[Code that draws figures]
::::::::::
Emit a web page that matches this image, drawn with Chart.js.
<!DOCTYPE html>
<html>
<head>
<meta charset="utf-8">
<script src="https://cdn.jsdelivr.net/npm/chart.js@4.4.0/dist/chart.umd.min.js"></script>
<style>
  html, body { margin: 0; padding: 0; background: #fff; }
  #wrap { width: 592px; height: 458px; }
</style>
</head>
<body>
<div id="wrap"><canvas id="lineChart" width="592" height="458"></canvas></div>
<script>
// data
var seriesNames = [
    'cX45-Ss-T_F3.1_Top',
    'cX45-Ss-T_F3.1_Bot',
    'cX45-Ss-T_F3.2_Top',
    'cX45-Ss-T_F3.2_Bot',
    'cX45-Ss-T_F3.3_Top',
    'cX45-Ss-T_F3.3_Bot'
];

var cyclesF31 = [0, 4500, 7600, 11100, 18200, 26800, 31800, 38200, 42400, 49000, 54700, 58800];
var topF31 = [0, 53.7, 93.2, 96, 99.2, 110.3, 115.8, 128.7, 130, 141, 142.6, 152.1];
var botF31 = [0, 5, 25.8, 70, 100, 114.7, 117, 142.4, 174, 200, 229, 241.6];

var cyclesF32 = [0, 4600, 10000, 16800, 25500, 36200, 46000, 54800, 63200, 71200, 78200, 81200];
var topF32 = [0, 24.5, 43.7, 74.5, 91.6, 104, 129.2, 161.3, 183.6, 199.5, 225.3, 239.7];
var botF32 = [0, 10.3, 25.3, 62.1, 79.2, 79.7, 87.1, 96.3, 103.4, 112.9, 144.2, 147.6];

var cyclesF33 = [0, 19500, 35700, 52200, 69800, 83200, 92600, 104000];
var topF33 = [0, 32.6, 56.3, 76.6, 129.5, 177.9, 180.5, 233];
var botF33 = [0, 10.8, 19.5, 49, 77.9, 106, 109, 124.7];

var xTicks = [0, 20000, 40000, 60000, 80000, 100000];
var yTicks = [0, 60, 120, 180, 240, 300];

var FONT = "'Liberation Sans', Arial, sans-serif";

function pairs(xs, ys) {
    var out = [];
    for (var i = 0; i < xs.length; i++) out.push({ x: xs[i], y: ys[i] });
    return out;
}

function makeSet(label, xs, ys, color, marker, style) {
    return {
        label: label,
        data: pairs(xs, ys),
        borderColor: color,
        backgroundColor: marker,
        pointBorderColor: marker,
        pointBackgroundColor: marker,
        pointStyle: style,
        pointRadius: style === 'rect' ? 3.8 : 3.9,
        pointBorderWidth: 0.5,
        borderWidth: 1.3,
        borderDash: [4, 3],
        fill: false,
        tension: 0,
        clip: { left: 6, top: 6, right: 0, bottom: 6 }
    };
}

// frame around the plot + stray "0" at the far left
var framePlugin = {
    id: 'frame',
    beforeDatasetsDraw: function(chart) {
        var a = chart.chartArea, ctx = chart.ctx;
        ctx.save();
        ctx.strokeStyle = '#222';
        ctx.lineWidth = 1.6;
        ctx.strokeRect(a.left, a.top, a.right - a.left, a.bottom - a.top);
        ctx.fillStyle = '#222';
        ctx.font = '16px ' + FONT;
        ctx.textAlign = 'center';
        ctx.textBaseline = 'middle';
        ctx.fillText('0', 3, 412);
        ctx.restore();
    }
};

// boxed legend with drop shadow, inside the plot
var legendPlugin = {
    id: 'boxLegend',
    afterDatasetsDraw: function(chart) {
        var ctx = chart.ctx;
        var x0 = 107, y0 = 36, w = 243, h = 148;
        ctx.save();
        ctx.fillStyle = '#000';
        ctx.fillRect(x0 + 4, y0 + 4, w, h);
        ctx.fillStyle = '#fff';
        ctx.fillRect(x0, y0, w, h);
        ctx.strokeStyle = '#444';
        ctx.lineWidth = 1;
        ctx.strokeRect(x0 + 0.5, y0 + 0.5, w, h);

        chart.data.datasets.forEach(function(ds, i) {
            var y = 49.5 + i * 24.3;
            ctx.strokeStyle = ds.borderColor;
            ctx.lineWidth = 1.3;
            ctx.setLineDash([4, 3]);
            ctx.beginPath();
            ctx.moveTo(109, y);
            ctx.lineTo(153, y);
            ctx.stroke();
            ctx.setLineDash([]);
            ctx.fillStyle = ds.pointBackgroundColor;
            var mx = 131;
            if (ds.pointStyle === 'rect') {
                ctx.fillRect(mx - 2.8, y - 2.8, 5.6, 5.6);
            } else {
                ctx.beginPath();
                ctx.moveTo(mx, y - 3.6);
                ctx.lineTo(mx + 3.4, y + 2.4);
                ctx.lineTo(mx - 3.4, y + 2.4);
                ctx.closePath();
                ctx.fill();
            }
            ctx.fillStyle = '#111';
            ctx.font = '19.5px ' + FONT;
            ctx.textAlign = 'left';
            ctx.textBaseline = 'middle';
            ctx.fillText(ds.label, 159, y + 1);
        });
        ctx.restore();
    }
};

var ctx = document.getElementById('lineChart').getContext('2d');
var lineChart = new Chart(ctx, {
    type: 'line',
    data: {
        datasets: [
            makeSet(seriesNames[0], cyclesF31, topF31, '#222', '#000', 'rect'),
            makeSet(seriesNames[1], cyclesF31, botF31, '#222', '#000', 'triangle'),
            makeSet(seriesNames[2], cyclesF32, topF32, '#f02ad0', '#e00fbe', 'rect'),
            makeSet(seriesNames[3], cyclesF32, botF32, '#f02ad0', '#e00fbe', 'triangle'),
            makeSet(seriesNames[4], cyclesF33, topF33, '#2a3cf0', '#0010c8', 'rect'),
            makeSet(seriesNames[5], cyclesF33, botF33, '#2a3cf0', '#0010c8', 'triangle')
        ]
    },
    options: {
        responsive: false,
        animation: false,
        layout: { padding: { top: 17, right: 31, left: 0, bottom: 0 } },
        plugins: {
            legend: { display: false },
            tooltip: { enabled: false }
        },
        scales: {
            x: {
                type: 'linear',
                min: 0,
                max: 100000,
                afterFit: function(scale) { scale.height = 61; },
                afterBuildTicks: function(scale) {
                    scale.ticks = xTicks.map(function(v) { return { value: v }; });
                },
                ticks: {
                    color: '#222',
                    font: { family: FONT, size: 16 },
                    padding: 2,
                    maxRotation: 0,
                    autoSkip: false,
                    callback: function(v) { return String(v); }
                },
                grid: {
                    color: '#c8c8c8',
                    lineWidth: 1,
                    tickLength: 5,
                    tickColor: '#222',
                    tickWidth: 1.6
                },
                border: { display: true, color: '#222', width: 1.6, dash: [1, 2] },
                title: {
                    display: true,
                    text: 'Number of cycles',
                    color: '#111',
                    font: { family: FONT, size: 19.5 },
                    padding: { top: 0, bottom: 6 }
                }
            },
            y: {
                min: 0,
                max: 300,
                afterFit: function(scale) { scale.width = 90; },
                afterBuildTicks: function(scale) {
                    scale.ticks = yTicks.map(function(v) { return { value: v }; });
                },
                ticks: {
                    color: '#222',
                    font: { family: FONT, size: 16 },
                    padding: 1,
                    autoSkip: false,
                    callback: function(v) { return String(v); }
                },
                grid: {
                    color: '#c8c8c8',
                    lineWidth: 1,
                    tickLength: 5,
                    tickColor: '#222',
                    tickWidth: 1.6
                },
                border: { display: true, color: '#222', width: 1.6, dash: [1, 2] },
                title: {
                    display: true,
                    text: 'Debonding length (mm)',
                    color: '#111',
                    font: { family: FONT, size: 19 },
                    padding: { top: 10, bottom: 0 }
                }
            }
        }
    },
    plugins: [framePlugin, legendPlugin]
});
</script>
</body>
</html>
::::::::::
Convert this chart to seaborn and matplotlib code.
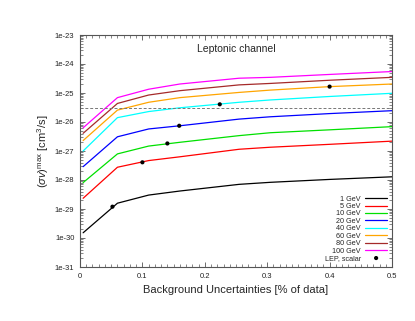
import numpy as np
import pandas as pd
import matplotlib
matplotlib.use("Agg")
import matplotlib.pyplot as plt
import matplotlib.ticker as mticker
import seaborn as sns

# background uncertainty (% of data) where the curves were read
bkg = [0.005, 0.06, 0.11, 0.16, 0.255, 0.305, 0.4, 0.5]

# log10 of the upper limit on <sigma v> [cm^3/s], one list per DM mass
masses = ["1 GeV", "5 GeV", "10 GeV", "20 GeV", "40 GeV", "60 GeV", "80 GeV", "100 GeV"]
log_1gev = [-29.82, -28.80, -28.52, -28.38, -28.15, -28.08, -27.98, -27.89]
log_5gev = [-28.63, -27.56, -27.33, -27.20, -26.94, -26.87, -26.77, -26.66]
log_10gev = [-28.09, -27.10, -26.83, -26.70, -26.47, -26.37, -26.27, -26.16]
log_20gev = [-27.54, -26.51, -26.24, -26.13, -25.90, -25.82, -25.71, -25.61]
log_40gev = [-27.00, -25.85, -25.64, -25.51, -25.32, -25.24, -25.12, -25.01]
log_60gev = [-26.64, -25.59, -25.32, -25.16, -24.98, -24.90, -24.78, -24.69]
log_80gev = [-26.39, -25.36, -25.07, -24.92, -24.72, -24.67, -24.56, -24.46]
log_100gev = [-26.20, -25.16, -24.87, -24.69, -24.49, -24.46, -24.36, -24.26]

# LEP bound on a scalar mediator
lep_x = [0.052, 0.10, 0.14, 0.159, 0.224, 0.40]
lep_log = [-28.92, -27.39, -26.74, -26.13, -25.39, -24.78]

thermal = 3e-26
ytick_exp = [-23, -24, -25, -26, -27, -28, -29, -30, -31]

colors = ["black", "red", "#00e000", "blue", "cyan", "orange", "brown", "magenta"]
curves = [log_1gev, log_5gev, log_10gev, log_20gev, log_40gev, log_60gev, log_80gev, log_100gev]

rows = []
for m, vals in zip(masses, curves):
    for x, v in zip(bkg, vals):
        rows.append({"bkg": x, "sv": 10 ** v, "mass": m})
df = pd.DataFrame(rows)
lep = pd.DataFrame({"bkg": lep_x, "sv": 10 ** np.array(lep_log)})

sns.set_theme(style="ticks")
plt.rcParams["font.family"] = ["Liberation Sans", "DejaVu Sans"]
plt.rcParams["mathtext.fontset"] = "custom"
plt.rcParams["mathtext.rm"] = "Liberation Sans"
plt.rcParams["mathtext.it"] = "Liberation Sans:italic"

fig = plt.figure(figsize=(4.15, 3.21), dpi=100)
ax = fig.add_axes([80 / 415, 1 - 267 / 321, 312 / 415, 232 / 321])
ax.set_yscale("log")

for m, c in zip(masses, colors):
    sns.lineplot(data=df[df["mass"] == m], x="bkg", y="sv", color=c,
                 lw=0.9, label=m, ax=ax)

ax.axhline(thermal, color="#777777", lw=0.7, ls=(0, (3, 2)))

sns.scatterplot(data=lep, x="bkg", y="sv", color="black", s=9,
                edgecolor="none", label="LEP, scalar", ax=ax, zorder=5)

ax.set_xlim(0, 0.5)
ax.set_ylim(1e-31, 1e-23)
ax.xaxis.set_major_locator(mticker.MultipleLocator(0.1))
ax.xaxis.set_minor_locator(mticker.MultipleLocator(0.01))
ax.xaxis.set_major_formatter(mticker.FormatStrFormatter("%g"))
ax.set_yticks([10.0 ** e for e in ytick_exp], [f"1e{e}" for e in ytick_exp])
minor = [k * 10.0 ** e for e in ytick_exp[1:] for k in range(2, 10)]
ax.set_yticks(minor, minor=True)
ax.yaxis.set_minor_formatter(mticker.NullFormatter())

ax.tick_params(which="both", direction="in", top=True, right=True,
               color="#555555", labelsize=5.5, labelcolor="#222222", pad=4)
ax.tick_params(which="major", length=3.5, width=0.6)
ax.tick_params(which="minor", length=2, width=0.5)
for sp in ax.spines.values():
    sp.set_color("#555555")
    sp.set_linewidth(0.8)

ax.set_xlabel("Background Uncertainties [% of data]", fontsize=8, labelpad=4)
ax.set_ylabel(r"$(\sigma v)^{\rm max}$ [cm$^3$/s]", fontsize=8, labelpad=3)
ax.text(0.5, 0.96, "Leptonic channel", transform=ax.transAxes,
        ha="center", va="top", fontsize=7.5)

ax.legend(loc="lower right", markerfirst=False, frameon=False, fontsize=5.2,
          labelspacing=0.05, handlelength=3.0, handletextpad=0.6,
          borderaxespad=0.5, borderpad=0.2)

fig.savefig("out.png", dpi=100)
::::::::::
◆ **Given instruction**
Give back exactly the lines running from the line that contains "Emit a web page" through the line that contains "200, 229, 241.6];", and nothing outside them.

◆ **Complete response**
Emit a web page that matches this image, drawn with Chart.js.
<!DOCTYPE html>
<html>
<head>
<meta charset="utf-8">
<script src="https://cdn.jsdelivr.net/npm/chart.js@4.4.0/dist/chart.umd.min.js"></script>
<style>
  html, body { margin: 0; padding: 0; background: #fff; }
  #wrap { width: 592px; height: 458px; }
</style>
</head>
<body>
<div id="wrap"><canvas id="lineChart" width="592" height="458"></canvas></div>
<script>
// data
var seriesNames = [
    'cX45-Ss-T_F3.1_Top',
    'cX45-Ss-T_F3.1_Bot',
    'cX45-Ss-T_F3.2_Top',
    'cX45-Ss-T_F3.2_Bot',
    'cX45-Ss-T_F3.3_Top',
    'cX45-Ss-T_F3.3_Bot'
];

var cyclesF31 = [0, 4500, 7600, 11100, 18200, 26800, 31800, 38200, 42400, 49000, 54700, 58800];
var topF31 = [0, 53.7, 93.2, 96, 99.2, 110.3, 115.8, 128.7, 130, 141, 142.6, 152.1];
var botF31 = [0, 5, 25.8, 70, 100, 114.7, 117, 142.4, 174, 200, 229, 241.6];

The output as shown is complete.